Atascocita High School coach Thomas Lowe said he had a smile, and personality that lit up the room.

"Whenever he walked into a room everyone would always asking him, 'What are you smiling about, Matt?' He was like, 'Hey, I'm here. It's a good day.' He was just that type of kid," Lowe said. "He would walk into a room and a lot of times you'd say, 'Well, Matt's here now."

Texas State University President Denise M. Trauth has suspended all Greek fraternity and sorority chapters at Texas State as a result of the tragedy.

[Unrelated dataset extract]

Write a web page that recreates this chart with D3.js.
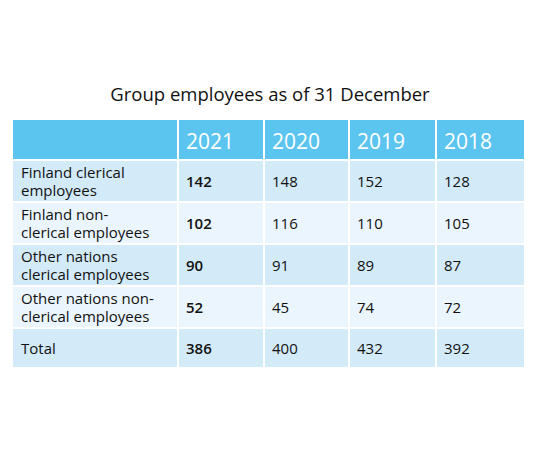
<!DOCTYPE html><html><head><meta charset="utf-8"><script src="https://cdn.jsdelivr.net/npm/d3@7"></script>
<style>body{margin:0;background:#fff}</style></head><body><svg id="c" width="540" height="460"></svg>
<script>
const title = "Group employees as of 31 December";
const years = ["2021","2020","2019","2018"];
const rowLabels = [["Finland clerical","employees"],["Finland non-","clerical employees"],["Other nations","clerical employees"],["Other nations non-","clerical employees"],["Total"]];
const v2021 = [142,102,90,52,386];
const v2020 = [148,116,91,45,400];
const v2019 = [152,110,89,74,432];
const v2018 = [128,105,87,72,392];
const cols = [v2021,v2020,v2019,v2018];
const svg = d3.select("#c");
const F = "'Open Sans', sans-serif";
svg.append("text").attr("x",270).attr("y",101).attr("text-anchor","middle").attr("font-family",F).attr("font-size",18.5).attr("fill","#111").text(title);
const xEdges = [13,178,264,349,436,524];
const colX = i=>xEdges[i], colW=i=>xEdges[i+1]-xEdges[i];
const yEdges=[120,160,202,244,286,328,368];
for(let c=0;c<5;c++){
  svg.append("rect").attr("x",colX(c)+(c?1:0)).attr("y",yEdges[0]).attr("width",colW(c)-(c?1:0)-(c<4?1:0)).attr("height",yEdges[1]-yEdges[0]-1).attr("fill","#5bc5f0");
  if(c) svg.append("text").attr("x",colX(c)+8).attr("y",149).attr("font-family",F).attr("font-size",21).attr("fill","#fff").text(years[c-1]);
}
rowLabels.forEach((lab,r)=>{
  const y0=yEdges[r+1], y1=yEdges[r+2];
  const fill = r%2===0?"#d3eaf9":"#ebf5fd";
  for(let c=0;c<5;c++){
    svg.append("rect").attr("x",colX(c)+(c?1:0)).attr("y",y0+1).attr("width",colW(c)-(c?1:0)-(c<4?1:0)).attr("height",y1-y0-2).attr("fill",fill);
  }
  const mid=(y0+y1)/2;
  const t=svg.append("text").attr("font-family",F).attr("font-size",15).attr("fill","#111");
  if(lab.length===2){
    t.append("tspan").attr("x",21).attr("y",mid-3).text(lab[0]);
    t.append("tspan").attr("x",21).attr("y",mid+15).text(lab[1]);
  } else t.attr("x",21).attr("y",mid+6).text(lab[0]);
  cols.forEach((col,c)=>{
    svg.append("text").attr("x",colX(c+1)+8).attr("y",mid+6).attr("font-family",F).attr("font-size",15)
      .attr("font-weight",c===0?600:"normal").attr("fill","#111").text(col[r]);
  });
});
</script></body></html>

Trauth's office released the following statement:

As president of Texas State University, I am deeply saddened by the tragic death of one of our students who attended an off-campus social event on Sunday evening hosted by members of a university fraternity. Following a call from friends, officers with the San Marcos Police Department found Matthew Ellis, a Phi Kappa Psi pledge, unresponsive on Monday morning at an apartment off campus. He was pronounced dead after EMS personnel were unable to revive him. My thoughts are with his family, friends, and the Texas State Community.

As a result of this tragedy, I have suspended activities of all Greek fraternity and sorority chapters at Texas State. These chapters are prohibited from holding new-member events, chapter meetings, social functions, and philanthropic activities until a thorough review of the Greek Affairs system is completed.

I have asked Dr. Joanne Smith, Vice President for Student Affairs, who has responsibility for the Greek Affairs system, to immediately initiate this review and propose recommendations for reinstating fraternity and sorority chapters that demonstrate a commitment to the core values of Texas State and the ideals established by their respective national organizations.

It is imperative that our entire university community develop a culture that places the highest priority on the safety of its students, faculty, and staff.